S’il fallait s’interroger sur
l’information en ces circonstances, après des crimes d’une violence
atroce, il me semble qu’il serait plus urgent d’examiner la
responsabilité particulière d’une grande partie de la presse
française depuis plus de dix ans. L’assassin voulait « venger
les enfants palestiniens », et il n’est pas le premier à se
couvrir de ce prétexte pour perpétrer des horreurs sans nom. Ceux
qui ont égorgé et décapité le journaliste juif Daniel Pearl
opéraient en video devant une image du petit Al Dura et de son père,
complaisamment diffusée par Antenne 2, et la même image était
aussi en arrière plan dans telle apparition filmée de Ben Laden.
Qui donc est à l’origine, en France et ailleurs, de cette mythologie
manichéenne et grotesque opposant, pour un public naïf, souvent
très ignorant de l’histoire, les pauvres et bons Palestiniens aux
méchants Israëliens, si ce n’est les journalistes ? Toute une
soirée a été consacrée, l’an passé, sur Antenne 2, à
désinformer sur la situation palestinienne ; et France-culture,
à la même date, consacrait une journée entière à illustrer
d’images d’Epinal la même mythologie simpliste ; ad nauseam.
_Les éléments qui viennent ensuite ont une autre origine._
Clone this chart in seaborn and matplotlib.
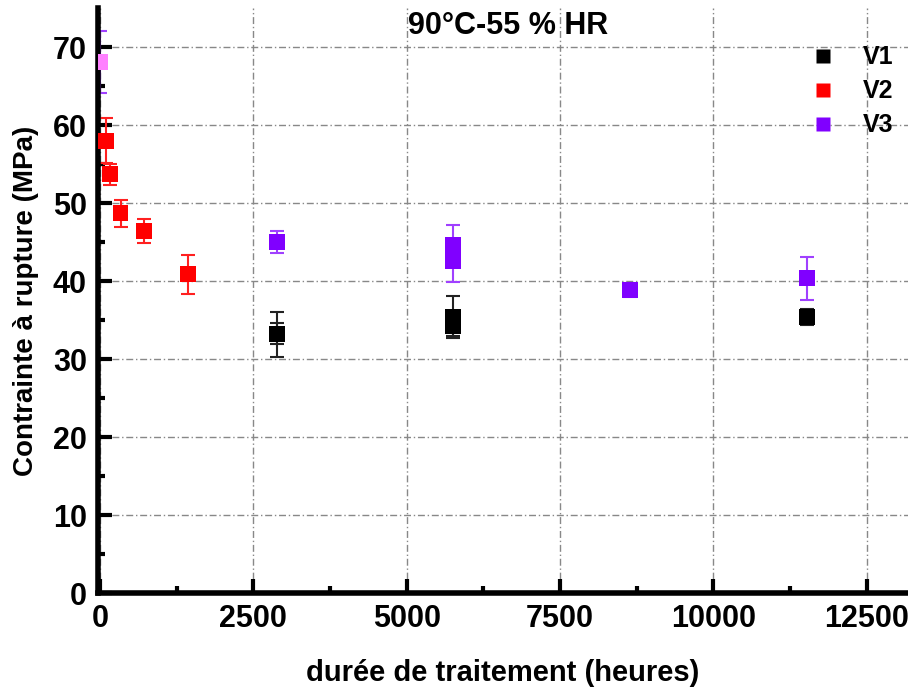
import numpy as np
import pandas as pd
import matplotlib
matplotlib.use("Agg")
import matplotlib.pyplot as plt
import seaborn as sns

# durée de traitement (heures), contrainte (MPa), écart
v1_x = [2880, 2880, 5760, 5760, 11520]
v1_y = [33.2, 33.3, 35.4, 34.2, 35.4]
v1_err = [2.9, 1.4, 2.65, 1.2, 1.0]

v2_x = [96, 168, 336, 720, 1440]
v2_y = [58.0, 53.7, 48.7, 46.45, 40.9]
v2_err = [2.9, 1.3, 1.7, 1.55, 2.5]

v3_x = [2880, 5760, 5760, 8640, 11520]
v3_y = [45.0, 44.7, 42.6, 38.9, 40.4]
v3_err = [1.4, 2.5, 2.7, 0.9, 2.75]

ref_x = [0]
ref_y = [68.1]
ref_err = [4.0]

series = ["V1", "V2", "V3"]
colors = {"V1": "#000000", "V2": "#ff0000", "V3": "#8000ff"}
err_colors = {"V1": "#222222", "V2": "#ff2020", "V3": "#a040ff"}

df = pd.concat([
    pd.DataFrame({"x": v1_x, "y": v1_y, "err": v1_err, "serie": "V1"}),
    pd.DataFrame({"x": v2_x, "y": v2_y, "err": v2_err, "serie": "V2"}),
    pd.DataFrame({"x": v3_x, "y": v3_y, "err": v3_err, "serie": "V3"}),
], ignore_index=True)

sns.set_style("white", {"xtick.bottom": True, "ytick.left": True,
                        "text.color": "black", "axes.labelcolor": "black",
                        "xtick.color": "black", "ytick.color": "black"})
plt.rcParams["font.family"] = ["Liberation Sans", "DejaVu Sans"]
plt.rcParams["font.weight"] = "bold"

fig = plt.figure(figsize=(9.08, 6.89), dpi=100)
ax = fig.add_axes([0.108, 0.139, 0.892, 0.849])

# barres d'erreur
for s in series:
    d = df[df["serie"] == s]
    ax.errorbar(d["x"], d["y"], yerr=d["err"], fmt="none", ecolor=err_colors[s],
                elinewidth=1.5, capsize=5, capthick=1.5, zorder=2)
ax.errorbar(ref_x, ref_y, yerr=ref_err, fmt="none", ecolor="#a040ff",
            elinewidth=1.5, capsize=5, capthick=1.5, zorder=2)

sns.scatterplot(data=df, x="x", y="y", hue="serie", palette=colors, marker="s",
                s=130, edgecolor="none", ax=ax, zorder=3)
ax.scatter(ref_x, ref_y, marker="s", s=130, color="#ff80ff", edgecolor="none", zorder=3)

ax.set_xlim(-30, 13170)
ax.set_ylim(0, 75)
ax.set_xticks(np.arange(0, 12501, 2500))
ax.set_xticks(np.arange(1250, 12501, 2500), minor=True)
ax.set_yticks(np.arange(0, 71, 10))
ax.set_yticks(np.arange(5, 75, 10), minor=True)

ax.grid(True, which="major", color="#888888", linestyle=(0, (5, 2, 1, 2)), linewidth=1)
for side in ["top", "right"]:
    ax.spines[side].set_visible(False)
for side in ["left", "bottom"]:
    ax.spines[side].set_linewidth(4)
    ax.spines[side].set_color("black")

ax.tick_params(which="major", direction="in", length=10, width=3, labelsize=22,
               pad=8, colors="black", bottom=True, left=True)
ax.tick_params(which="minor", direction="in", length=5, width=3, colors="black",
               bottom=True, left=True)
for lab in ax.get_xticklabels() + ax.get_yticklabels():
    lab.set_fontweight("bold")

ax.set_xlabel("durée de traitement (heures)", fontsize=21, fontweight="bold",
              labelpad=18, color="black")
ax.set_ylabel("Contrainte à rupture (MPa)", fontsize=20, fontweight="bold",
              labelpad=10, color="black")

ax.text(0.506, 0.995, "90°C-55 % HR", transform=ax.transAxes, ha="center", va="top",
        fontsize=22, fontweight="bold", color="black")

leg = ax.legend(loc="upper right", bbox_to_anchor=(1.01, 0.975), frameon=False,
                fontsize=18, handletextpad=0.6, labelspacing=0.4, markerscale=0.9)
for t in leg.get_texts():
    t.set_fontweight("bold")
    t.set_color("black")

fig.savefig("out.png", dpi=100)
Que des adolescents quelque peu
perturbés, fanatisés par tant de prêcheurs qui appellent
quotidiennement à l’extermination des Juifs et dont on trouve
aisément les videos sur l’Internet se sentent désormais encouragés,
dans des municipalités où on organise complaisamment des messes
pro-palestiniennes, à incendier des synagogues ; qu’ils en
viennent même aujourd’hui au meurtre, cela n’a rien de bien
surprenant : un climat général et une tolérance ignoble
paraissent les y autoriser.
J’évoquais l’affaire Al Dura.
Quiconque aurait pris soin de regarder le film en coupant la bande
son - ce qui devrait être le premier réflexe de tout professionnel
du documentaire -, aurait été bien incapable, à la seule vue
des images, de se prononcer sur ce qu’elles prétendaient montrer :
quand on a le corps criblé de balles, le sang coule, on n’est plus
assis dans la même position qu’avant les impacts, et quand on est un
enfant mort, on ne soulève pas un bras pour regarder vers le
cameraman. Ce reportage avait été mis en doute parce qu’il n’était
pas crédible et paraissait même invraisemblable. L’Avocat Général
de la cour de Cassation, qui recommandait naguère la relaxe d’un
homme qu’on avait traîné devant les tribunaux pour diffamation
parce qu’il avait eu l’honneur de faire preuve d’esprit critique,
devait reconnaître, ayant connaissance du témoignage des experts,
qu’il n’était pas possible de se prononcer clairement en faveur
d’une authenticité du document. Toute l’affaire doit être renvoyée,
à cause d’un vice de forme, devant une cour d’appel qui sera fondée
à se prononcer sur le fond. Que font, depuis le début de cette
affaire, nos vertueux journalistes, face à tant de soupçons
accablants qui devaient à tout le moins les induire au doute et à
la prudence ? Ils ont préféré le réflexe corporatif, ils ont
soutenu massivement par des pétitions leurs confrères d’Antenne 2.
La vérité ou la Pravda ?
Quand les roquettes pleuvent sur les
villes du sud d’Israël, que lit-on dans la plupart des media
français ? Que les Juifs ont riposté, que cela a causé des
morts et des blessés : le seul droit qu’on leur reconnaîtrait
vraiment sans restriction c’est, si j’ose dire, celui de se laisser
massacrer sans réagir. Quand des terroristes palestiniens
s’introduisent il y a à peu près un an dans une maison, la nuit,
égorgent un couple et même leur bébé, on ne lit presque rien dans
la presse française, laquelle tient à souligner que cela se passe
chez des « colons », en Cisjordanie. Quoi de plus normal,
de plus courageux et de plus héroïque en effet, en pareilles
circonstances, que l’égorgement ?
La consternante déclaration de
Catherine Ashton, après le crime de Toulouse, met très bien en
lumière la sourde influence d’un journalisme irresponsable,
fabricateur de mythes, qui souffle sur les braises d’un conflit qui
n’intéresserait pas plus les Français que celui des Tibétains et
des Chinois s’il n’y avait derrière tout cela l’éternelle passion
triste de la haine antisémite.
Christian Labrune
Je me réserve de faire paraître
éventuellement cette lettre ouverte sur l’Internet.